Geoff Holder is a self described “Author, Scriptwriter, Proofreader, Curmudgeonly Old Git”. He’s the writer of Zombies from History, 101 Things to do with a Stone Circle, and Poltergeist Over Scotland among many, many others.
We met Geoff a couple of years back at the very fun and very interesting Manchester Monsters Convention and have been Twitter and email followers/correspondents ever since. Geoff very kindly nominated us to take part in The Creative Process Blog Tour in which an author answers four questions and then nominates two other authors to do the same.
What are we working on?
John: Lots of stuff. Some of it at the proofing stage (Black Shuck pages coming in from Steve Yeowell, The Problem of the Empty Slipper with Chris Doherty and Adam Cadwell for In the Company of Sherlock Holmes recently signed off), some still being pitched, some comics stuff fully scripted but not yet drawn.
Yesterday I sent off a page-by-page breakdown of a new Megazine series which we should hopefully start scripting in the next week or so.
Leah: I’m currently editing a big exciting project involving us, some two bit author nobody’s heard of called Alan Moore, and some of our favourite writers and artists. We hope to be able to announce properly next week maybe, so watch this space.
I’m also writing some articles for Lifetime magazine on parenting. We have three little boys, two year old twins and a four year old, so life is busy and loud at the moment. not ideal conditions to write in, but ideal fodder for these articles. We have a lot of pitches out there at minute, so we are playing the waiting game on them, and trying to get them in front of the right people. Its hard to keep pushing everything at all times, so we settle for nudging everything forward a bit on a loose ‘when we remember to’ rotation.
How does our work differ from others of its genre?
John: We work in lots of different genres. Comics is a medium, not a genre (as many people will point out quite wearily) and outside of our comics work we both write lots different stuff from Fortean articles to Mum-blogging.

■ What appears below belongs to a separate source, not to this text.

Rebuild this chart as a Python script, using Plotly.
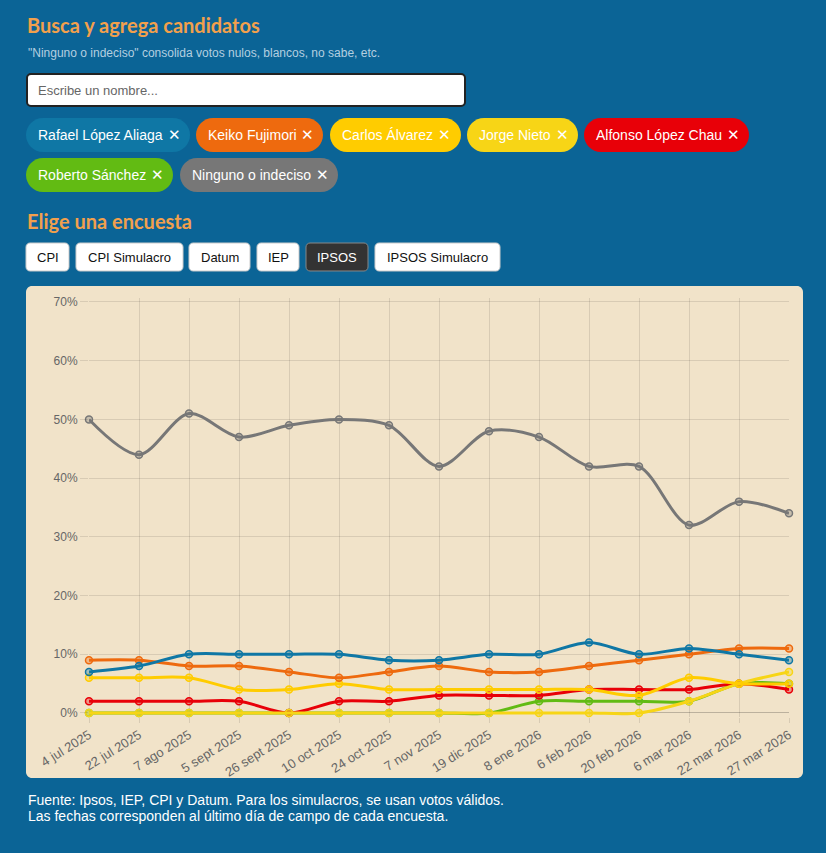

Leah: I think our work is quite different because we love comics as a medium, but we are by no means super fans of most of the industry. Neither of us have ever really obsessed about any particular title or genre, so I think we draw on other sources to fuel our ideas. John is really into folklore and Forteana, which has a big influence, and when I get the time I love fat novels, especially sci-fi. We both like mysteries and crime shows on TV and big fantasy films, so we try and bring things from all of that to our comics, instead of referencing comics that have gone before. I hope the result is better for all of that.
Why do we write what we do?
Leah: I think we write for the love of seeing things real and in the flesh when they were once in our heads. The thrill of seeing your work in print, or on screen never leaves you, and the drug like buzz is certainly addictive.
I find the little articles I’ve done raise a lot of discussion and debate on Facebook and Twitter and I find that really satisfying, seeing people talking and chewing stuff over because of my writing.
I’d love to be one of those writers whose mind is overflowing with a waterfall of ideas and all they have to do is stick out a net, but i’ve always found it much harder than that, we have to put stories together quite carefully, and make sure they are good and strong enough to write. This means we are slow as anything, but we get there!
John: We just got back from a week-long family holiday and though it was lovely, it was really nice to get back to writing when we got home. It’s something you end up addicted to, I think.
There are things that crop up again and again – not themes so much as approaches or ways of looking at things. You have to be interested in in what you’re writing, even when it’s something that’s been assigned to you, and I think the ways in which you interest yourself, the angles to use to view topics from, are the things that give a writer a specific voice. It’d weird because there’s a Moore & Reppion voice which is neither of ours; it’s a composite entity we’ve created. We write what we do in comics because we’ve found a way of squishing our two brains into one hypothetical head.
How does our writing process work?
Leah: We work differently now to how we used to by necessity of children and limited free thinking space. We used to collaborate constantly walking and talking and thinking and writing, but now we have very little time so everything is done in frenetic bursts. It seems to still work, but its a slightly more stressful way of working. I think the story part of your brain is still working even when you are wiping up sick and shouting the kids to get off the table, I think you make connections all the time and eventually they work themselves into things. I hope so anyway, or we’ll have to get proper jobs.
John: Comics work used to be done via a lot of democratic discussion and back and forth revision but now we do it in more of a conveyor belt system where we hand things on to each other at different stages. I tend to work things out in my head a lot more thoroughly before I get to actually type anything nowadays – just because I can do that bit while I’m changing nappies, or pushing a pram, or whatever, as Leah says.
With some of our most recent work it’s been a case of me breaking things down into page by page plot points, then Leah roughing the pages out, then one of us typing up from the roughs, then the other going over the script. We’re still sharing the work out between us but we’re doing it in manageable stages.
And so we pass the baton(s) on to novelist, comic book writer, and occasional short-story-ist C. E. Murphy and to unsettling horror writer supreme Ramsey Campbell.